Ci viene spontaneo chiederci: è più grave dire di sì e poi non andare, oppure dire no e poi andare? Aver detto sì significa aver fatto davanti a tutti una gran bella figura, aver messo in mostra la nostra persona, aver meritato in anticipo delle lodi. Dire di no, invece, per di più con la motivazione «Non ne ho voglia», significa ammettere pubblicamente di avere proprio una gran “faccia di tolla”! Un figlio, che dice di no al padre che lo ha chiamato a lavorare nella sua vigna, in un colpo solo mette in cattiva luce lo stesso padre e insieme evidenzia di essere un pessimo figlio. Forse questo padre ha troppo viziato il suo ragazzo? Di una cosa però dobbiamo dare atto a questo figlio indisciplinato: è sincero ed ha avuto il coraggio di dire la verità, senza se e senza ma; nella sua testardaggine è assolutamente onesto. Dice quello che pensa, a differenza del fratello che pensa e fa il contrario di quello che dice. L’apparenza inganna, insomma: chi sembrava bravo, anzi bravissimo, è balordo, e quello che credevamo balordo è in realtà bravo, anzi bravissimo. E’ lui il migliore! Doppiamente migliore: prima di tutto, e soprattutto, è stato sincero con il Padre, gli ha detto quello che pensava, anche sapendo di ferirlo; poi si è pentito e, coerentemente, ha deciso di ubbidirgli e di andare a lavorare per Lui. Chissà, magari nessuno si sarà accorto del suo “cambio di programma”, perché non lo ha sbandierato davanti a tutti; sarà il Padre, alla sera, a scoprire che il figlio ribelle è andato a lavorare nella vigna, a sua insaputa. Il cambiamento del figlio è scaturito dal suo pentimento. Pentirsi significa proprio ravvedersi, provare rammarico, dispiacersi, mettersi in discussione per ciò che si è fatto, non essere più certo delle proprie posizioni. Sta proprio nella capacità di pentirsi la possibilità di diventare veramente giusti.

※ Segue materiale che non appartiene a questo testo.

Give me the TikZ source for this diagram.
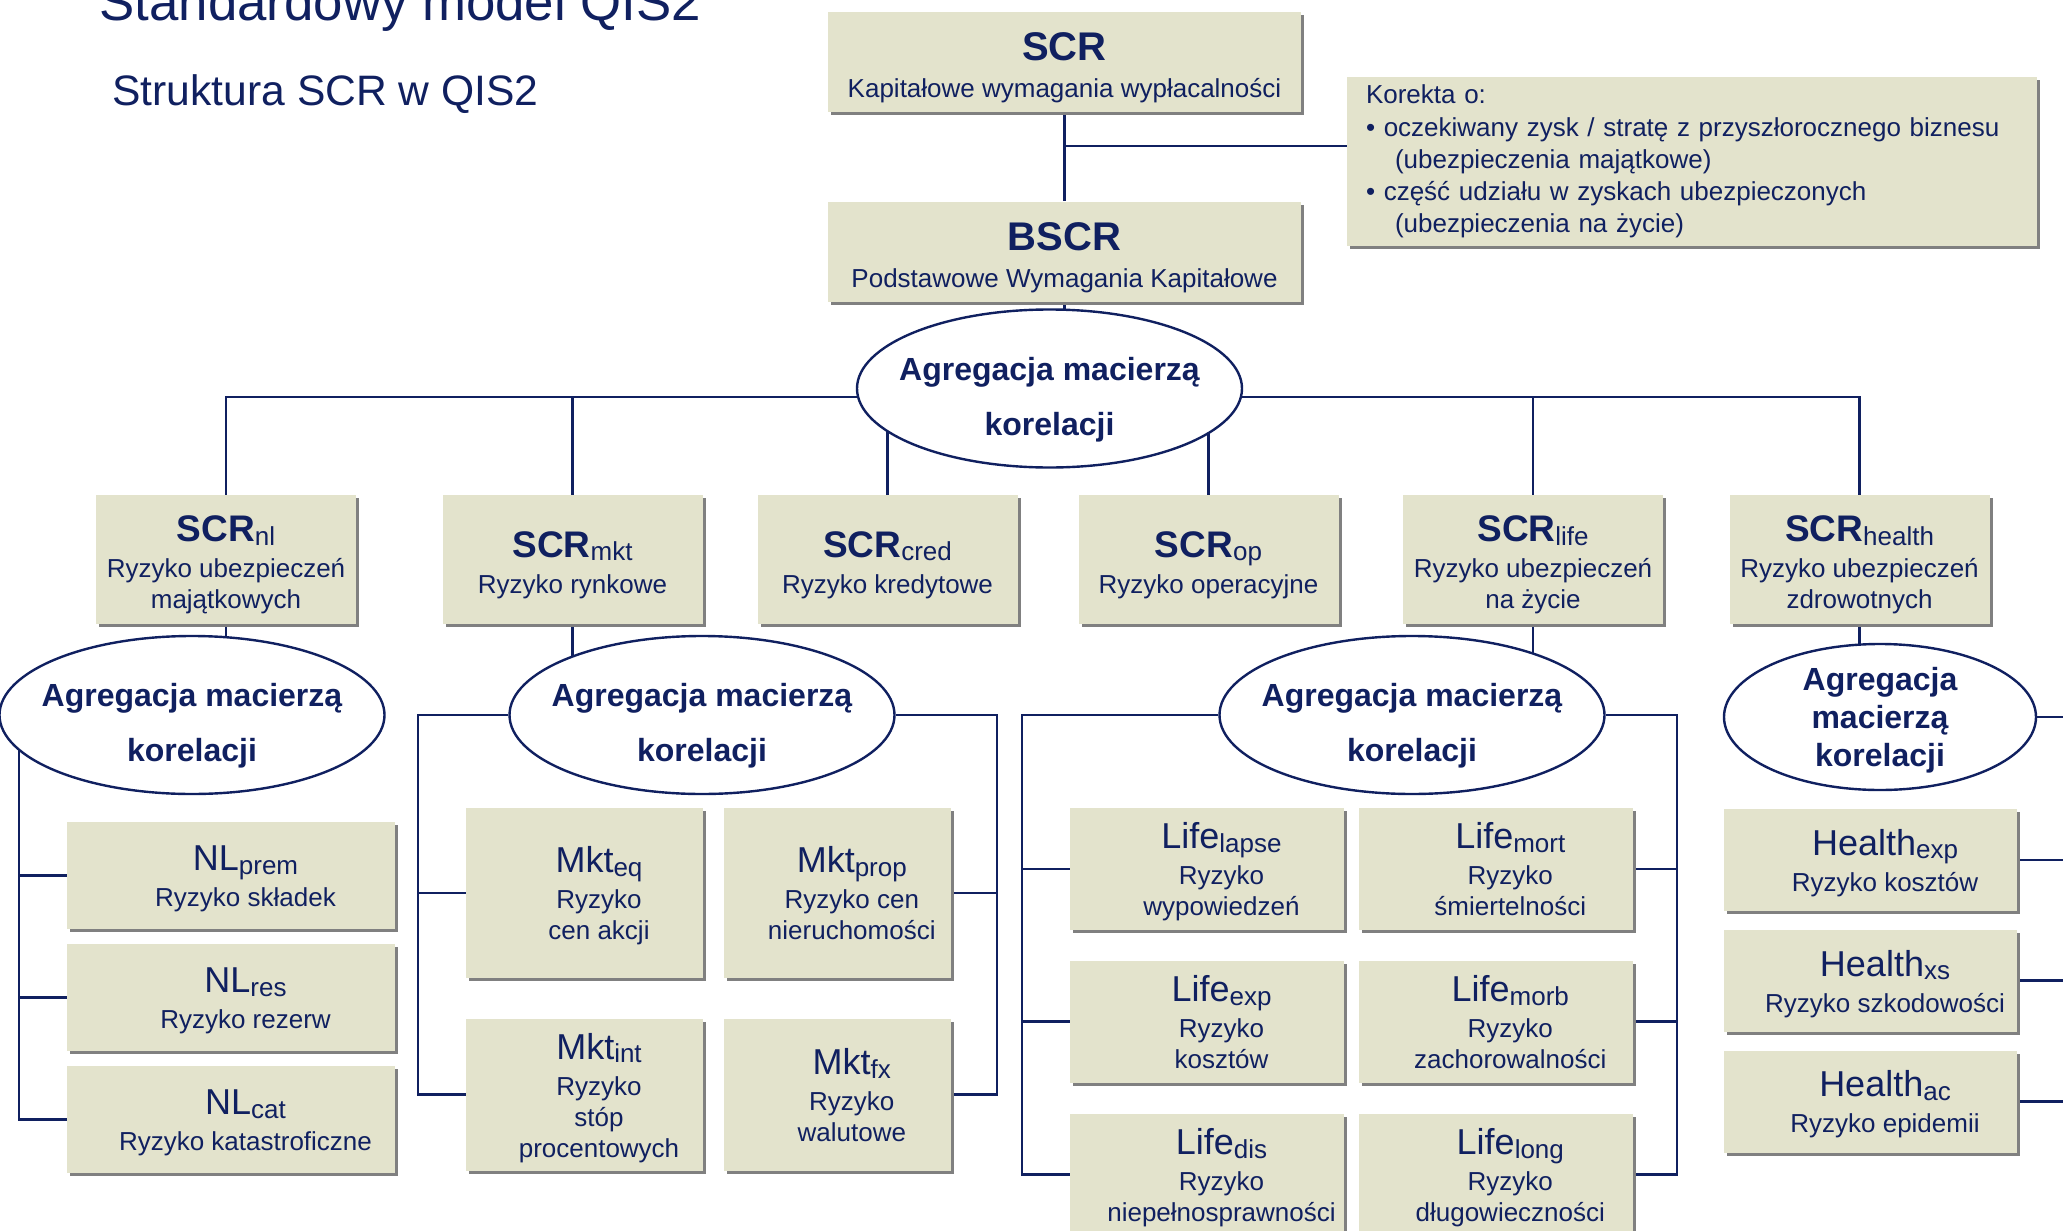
\documentclass[tikz,border=0pt]{standalone}
\usepackage{fontspec}
\setmainfont{Liberation Sans}
\usetikzlibrary{positioning,shapes.geometric,shadows,backgrounds}

\definecolor{navy}{RGB}{16,32,96}
\definecolor{boxfill}{RGB}{227,227,204}
\definecolor{shadegray}{RGB}{128,128,128}

\newcommand{\lowidx}[1]{\raisebox{-1.8pt}{\fontsize{13}{13}\selectfont\mdseries #1}}
\newcommand{\topname}[1]{\rule{0pt}{20.5pt}{\fontsize{20}{22}\selectfont\bfseries #1}}
\newcommand{\riskname}[2]{\rule{0pt}{18.5pt}{\fontsize{18.5}{20}\selectfont\bfseries #1}\lowidx{#2}}
\newcommand{\subname}[2]{\rule{0pt}{18pt}{\fontsize{18}{20}\selectfont #1}\lowidx{#2}}
\newcommand{\subtext}[1]{\hspace*{14.5pt}\begin{tabular}{@{}c@{}}#1\end{tabular}}

\begin{document}
\begin{tikzpicture}[
			x=0.5pt, y=-0.5pt,
			plainbox/.style={
				rectangle,
				fill=boxfill,
				text=navy,
				inner sep=2pt,
				drop shadow={shadow xshift=1.5pt, shadow yshift=-1.5pt, fill=shadegray, opacity=1},
				font=\fontsize{13}{15.5}\selectfont
			},
			basebox/.style={plainbox, align=center},
			topnode/.style={basebox, minimum width=236.5pt, minimum height=50pt},
			risknode/.style={basebox, minimum width=130pt, minimum height=64.5pt},
			nlnode/.style={plainbox, minimum width=164pt, minimum height=53.5pt},
			mktnode/.style={plainbox, minimum width=118.5pt, minimum height=85pt},
			lifenode/.style={plainbox, minimum width=137pt, minimum height=61pt},
			healthnode/.style={plainbox, minimum width=146.5pt, minimum height=51pt},
			aggshape/.style={
				ellipse,
				draw=navy,
				line width=1.2pt,
				fill=white,
				inner sep=0pt,
				minimum width=192.5pt,
				minimum height=79pt
			},
			aggtext/.style={text=navy, align=center, font=\fontsize{16}{27.5}\selectfont\bfseries},
			aggnode/.style={aggshape, label={[aggtext, yshift=-5.5pt]center:#1}},
			link/.style={draw=navy, line width=1.4pt}
			]
			\useasboundingbox (0,0) rectangle (2063,1231);

			\node[anchor=base west, inner sep=0pt, text=navy, font=\fontsize{26.4}{30}\selectfont] (title) at (99,20.7) {Standardowy model QIS2};
			\node[anchor=base west, inner sep=0pt, text=navy, font=\fontsize{21.3}{25}\selectfont] (subtitle) at (112,105) {Struktura SCR w QIS2};

			\node[topnode] (scr) at (1064.5,61.5) {\topname{SCR}\\[3pt] Kapitałowe wymagania wypłacalności};
			\node[topnode] (bscr) at (1064.5,251.5) {\topname{BSCR}\\[3pt] Podstawowe Wymagania Kapitałowe};
			\node[basebox, align=left, text width=326pt, inner xsep=9.5pt, minimum height=84.5pt, font=\fontsize{13}{16.1}\selectfont] (korekta) at (1692,161.5) {Korekta o:\\\textbullet\ oczekiwany zysk / stratę z przyszłorocznego biznesu\\\hspace*{14.5pt}(ubezpieczenia majątkowe)\\\textbullet\ część udziału w zyskach ubezpieczonych\\\hspace*{14.5pt}(ubezpieczenia na życie)};
			\node[aggnode={Agregacja macierzą\\korelacji}] (aggtop) at (1049.5,388.5) {};

			\node[risknode] (scrnl) at (226,559.5) {\riskname{SCR}{nl}\\[2.5pt] Ryzyko ubezpieczeń\\majątkowych};
			\node[risknode] (scrmkt) at (572.5,559.5) {\riskname{SCR}{mkt}\\[2.5pt] Ryzyko rynkowe};
			\node[risknode] (scrcred) at (887.5,559.5) {\riskname{SCR}{cred}\\[2.5pt] Ryzyko kredytowe};
			\node[risknode] (scrop) at (1208.5,559.5) {\riskname{SCR}{op}\\[2.5pt] Ryzyko operacyjne};
			\node[risknode] (scrlife) at (1533,559.5) {\riskname{SCR}{life}\\[2.5pt] Ryzyko ubezpieczeń\\na życie};
			\node[risknode] (scrhealth) at (1859.5,559.5) {\riskname{SCR}{health}\\[2.5pt] Ryzyko ubezpieczeń\\zdrowotnych};

			\node[aggnode={Agregacja macierzą\\korelacji}] (aggnl) at (192,715) {};
			\node[aggnode={Agregacja macierzą\\korelacji}] (aggmkt) at (702,715) {};
			\node[aggnode={Agregacja macierzą\\korelacji}] (agglife) at (1412,715) {};
			\node[aggshape, minimum width=156pt, minimum height=73pt, label={[aggtext, font=\fontsize{16}{19}\selectfont\bfseries, yshift=-1.7pt]center:Agregacja\\macierzą\\korelacji}] (agghealth) at (1880,717) {};

			\node[nlnode] (nlprem) at (231,875.5) {\subtext{\subname{NL}{prem}\\[2.5pt] Ryzyko składek}};
			\node[nlnode, below=7pt of nlprem] (nlres) {\subtext{\subname{NL}{res}\\[2.5pt] Ryzyko rezerw}};
			\node[nlnode, below=7pt of nlres] (nlcat) {\subtext{\subname{NL}{cat}\\[2.5pt] Ryzyko katastroficzne}};

			\node[mktnode] (mkteq) at (584.5,893) {\subtext{\subname{Mkt}{eq}\\[2.5pt] Ryzyko\\cen akcji}};
			\node[mktnode, minimum width=113.5pt, right=10pt of mkteq] (mktprop) {\subtext{\subname{Mkt}{prop}\\[2.5pt] Ryzyko cen\\nieruchomości}};
			\node[mktnode, minimum height=76pt, below=20pt of mkteq] (mktint) {\subtext{\subname{Mkt}{int}\\[2.5pt] Ryzyko\\stóp\\procentowych}};
			\node[mktnode, minimum width=113.5pt, minimum height=76pt, below=20pt of mktprop] (mktfx) {\subtext{\subname{Mkt}{fx}\\[2.5pt] Ryzyko\\walutowe}};

			\node[lifenode] (lifelapse) at (1207,869) {\subtext{\subname{Life}{lapse}\\[2.5pt] Ryzyko\\wypowiedzeń}};
			\node[lifenode, right=7pt of lifelapse] (lifemort) {\subtext{\subname{Life}{mort}\\[2.5pt] Ryzyko\\śmiertelności}};
			\node[lifenode, below=15pt of lifelapse] (lifeexp) {\subtext{\subname{Life}{exp}\\[2.5pt] Ryzyko\\kosztów}};
			\node[lifenode, below=15pt of lifemort] (lifemorb) {\subtext{\subname{Life}{morb}\\[2.5pt] Ryzyko\\zachorowalności}};
			\node[lifenode, below=15pt of lifeexp] (lifedis) {\subtext{\subname{Life}{dis}\\[2.5pt] Ryzyko\\niepełnosprawności}};
			\node[lifenode, below=15pt of lifemorb] (lifelong) {\subtext{\subname{Life}{long}\\[2.5pt] Ryzyko\\długowieczności}};

			\node[healthnode] (healthexp) at (1870.5,860) {\subtext{\subname{Health}{exp}\\[2.5pt] Ryzyko kosztów}};
			\node[healthnode, below=9pt of healthexp] (healthxs) {\subtext{\subname{Health}{xs}\\[2.5pt] Ryzyko szkodowości}};
			\node[healthnode, below=9pt of healthxs] (healthac) {\subtext{\subname{Health}{ac}\\[2.5pt] Ryzyko epidemii}};

			\coordinate (kjoin) at (1064.5,146);
			\coordinate (bus) at (1049.5,397);
			\coordinate (nlbar) at (19,0);
			\coordinate (mktl) at (418,0);
			\coordinate (mktr) at (997,0);
			\coordinate (lifel) at (1022,0);
			\coordinate (lifer) at (1677,0);
			\coordinate (hbar) at (2090,0);

			\begin{pgfonlayer}{background}
			\draw[link] (scr) -- (bscr);
			\draw[link] (kjoin) -- (kjoin -| korekta.west);
			\draw[link] (bscr) -- (bscr |- aggtop);
			\draw[link] (scrnl) -- (scrnl |- bus) -- (scrhealth |- bus) -- (scrhealth);
			\foreach \n in {scrmkt,scrcred,scrop,scrlife}
				\draw[link] (\n) -- (\n |- bus);

			\draw[link] (scrnl) -- (scrnl |- aggnl);
			\draw[link] (scrmkt) -- (scrmkt |- aggmkt);
			\draw[link] (scrlife) -- (scrlife |- agglife);
			\draw[link] (scrhealth) -- (scrhealth |- agghealth);

			\draw[link] (aggnl -| nlbar) -- (nlbar |- nlcat) -- (nlcat);
			\foreach \n in {nlprem,nlres}
				\draw[link] (nlbar |- \n) -- (\n);

			\draw[link] (aggmkt) -| (mktl |- mktint) -- (mktint);
			\draw[link] (mktl |- mkteq) -- (mkteq);
			\draw[link] (aggmkt) -| (mktr |- mktfx) -- (mktfx);
			\draw[link] (mktr |- mktprop) -- (mktprop);

			\draw[link] (agglife) -| (lifel |- lifedis) -- (lifedis);
			\foreach \n in {lifelapse,lifeexp}
				\draw[link] (lifel |- \n) -- (\n);
			\draw[link] (agglife) -| (lifer |- lifelong) -- (lifelong);
			\foreach \n in {lifemort,lifemorb}
				\draw[link] (lifer |- \n) -- (\n);

			\draw[link] (agghealth) -| (hbar |- healthac) -- (healthac);
			\foreach \n in {healthexp,healthxs}
				\draw[link] (hbar |- \n) -- (\n);
			\end{pgfonlayer}
		\end{tikzpicture}
\end{document}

Certo, il nostro Dio è esageratamente “largo di manica”, secondo la nostra logica: da Lui “passano” anche coloro che noi non faremmo mai passare dalla nostra dogana. Non abbiamo forse messo mille lacci e laccetti, mille ostacoli sul loro percorso? «La Chiesa è chiamata ad essere sempre la casa aperta del Padre. Di frequente ci comportiamo come controllori della grazia e non come facilitatori. Ma la Chiesa non è una dogana, è la casa paterna dove c’è posto per ciascuno con la sua vita faticosa» e problematica di tutti i giorni. Papa Francesco non finisce di stupirci quando ci comunica il suo pensiero, che per molti sembra scardinare tutte le certezze finora conservate nella Chiesa. Egli vede con chiarezza che ciò di cui ha più bisogno la Chiesa oggi è la capacità di curare le ferite e di riscaldare il cuore dei fedeli, con la vicinanza, con la prossimità. «La Chiesa a volte si è fatta rinchiudere in piccoli precetti. La cosa più importante è invece il primo annuncio: “Gesù Cristo ti ha salvato!”. E i ministri della Chiesa devono innanzitutto essere ministri di misericordia... Il popolo di Dio vuole pastori e non funzionari o chierici di Stato ... Ma ci vuole audacia». E tanto coraggio.